We can see on the graph that the function is only going through the upper left corner of each rectangle but we could have also fitted them so that the approximation would be based on the last point or the middle value of each period. Either way, approximation does not really mirror the real speed since the area under the bars may be lesser or greater than the actual area of the split. We can however minimize the error of approximation by splitting the whole area into more periods, and thus making rectangles smaller. Integration is based upon the idea of taking infinitely small splits, so that approximation approaches real function. By definition, the definite integral is the limit of the Riemann sum between two defined points when number of splits approaches infinity:
$\displaystyle{\lim_{n \to \infty}}\sum_{i=1}^n f(x_i) \Delta x = \int_a^bf(x)dx$, where $\Delta x = \frac{b-a}{n}$ and $x_i = a+i\Delta x $
The main application of derivatives if finding the net change in some value given the function of how it changes. Definite integrals are used when the problem is restricted to some interval, for example a period of time.
The fundamental theorem of calculus
In simple words, the fundamental theorem of calculus provides connection between differentiation and integration.
Say we have a function $f(t)$ which is continuous over the interval from $a$ to $b$. If we pick some value of $x$ which belongs to the interval [$a$, $b$] then how do we define the function which represents the area between $a$ and $x$?
We already know that the area under the curve can be calculated with definite integral. The function of area under the curve $f(t)$ would look like this:
$F(x) = \int_a^x f(t)dt$, where x in [$a$, $b$]
The fundamental theorem of calculus states that for any continuous function if we take the derivative of $F(x)$ we will get $f(x)$.
$\frac{dF}{dx}=\frac{d}{dx}\int_a^x f(t)dt=f(x)$
Now why is this so important? It means that any continuous function has its antiderivative $F(x)$, hence there is a clear connection between differentiation and integration.
Calculating integrals
For future reference, below I include the table of the most commonly used transformations when calculating integrals.
$f(x)$ | $F(x)$ |
---|---|
$a dx$ | $ax+C$ |
$x^n dx$ | $\frac{x^{n+1}}{n+1}+C$ |
$e^x dx$ | $e^x+C$ |
$a^x dx$ | $\frac{a^x}{\ln (a)}+C$ |
$\frac{1}{x}dx$ | $\ln (\lvert x \rvert)+C$ |
Improper integrals
Improper integrals are definite integrals that cover an unbounded area. One type of improper integrals are integrals where at least one of the endpoints is extended to infinity. When the limit exists the integral is called convergent, and when it doesn’t - it’s divergent.
Say we have the following function $f(x)=\frac{1}{x^2}$ and we want to know the whole area under the curve where $x$ is greater than 1.
And here is how we deal with it:
$\int_1^\infty \frac{1}{x^2}dx = \displaystyle{\lim_{n \to \infty}} \int_1^n \frac{1}{x^2}dx = \displaystyle{\lim_{n \to \infty}} \left[-\frac{1}{x}\right]_ 1^n = \displaystyle{\lim_{n \to \infty}} \left[-\frac{1}{n} - (-1)\right] = \displaystyle{\lim_{n \to \infty}} \left[1 -\frac{1}{n}\right] = 1$
Since at the end we get the limit which actually exists the integral is convergent, otherwise it would be impossible to calculate the area under the curve.
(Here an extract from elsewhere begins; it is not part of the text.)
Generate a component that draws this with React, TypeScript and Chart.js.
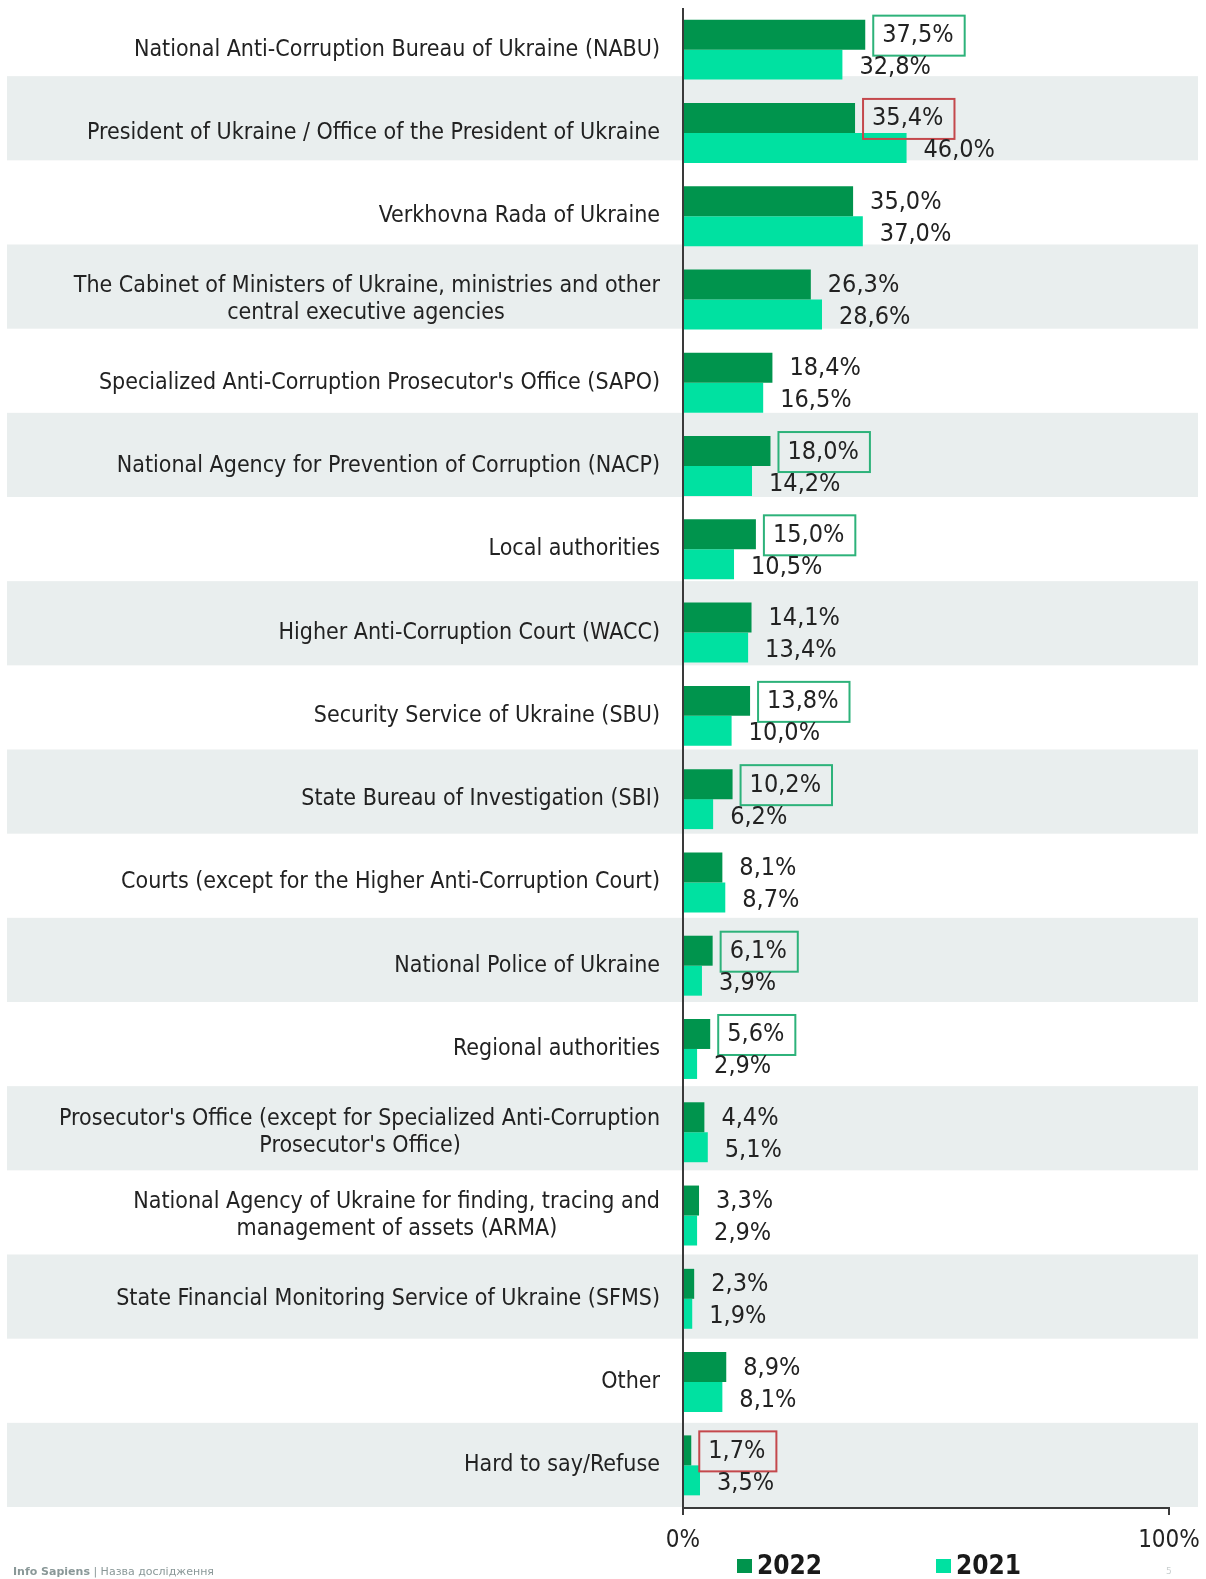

Probability density function
Every random variable has its own probability density function (PDF) which describes the realtive likelihood of assuming a certain value. The absolute likelihood of a random variable assuming a certain exact value in the continuous range is in fact 0 (since there is an infinite set of possible values to begin with). The relative likelihood however indicates how much more likely the value of the variable will fall within a range of values.
Here is the plot of PDF of some random variable:
In this example we see that the relative probability of drawing a value 1.8 to 2.2 is lower than a value from 5.8 to 6.2. Also the likelihood of drawing a value greater than 9 is quite low. Actually, the area under the curve between two values on the $x$-axis constitutes the absolute probability of a variable falling in this range. It should also be clear that the probability of drawing any possible number is 1, and it corresponds to the total area under the curve of probability density function.
Knowing that integrals can be used for calculating the area under the curve they can be put to a great use when dealing with probability distributions. Here is the expression for the probability of a random variable assuming any value in terms of integrals.
$\int_{-\infty}^\infty f(x)dx = 1$
From here the probability of $X$ assuming value between $a$ and $b$ is described like this:
$P(a \leq X \leq b) = \int_a^b f(x)dx \leq 1$
Other than that, PDF can be used for obtaining the mean value of a continuous random variable.
$\mu = \int_{-\infty}^\infty xf(x)dx$
One way of considering this expression is to imagine the sum of products of all possible values of $X$ and their respective probabilities.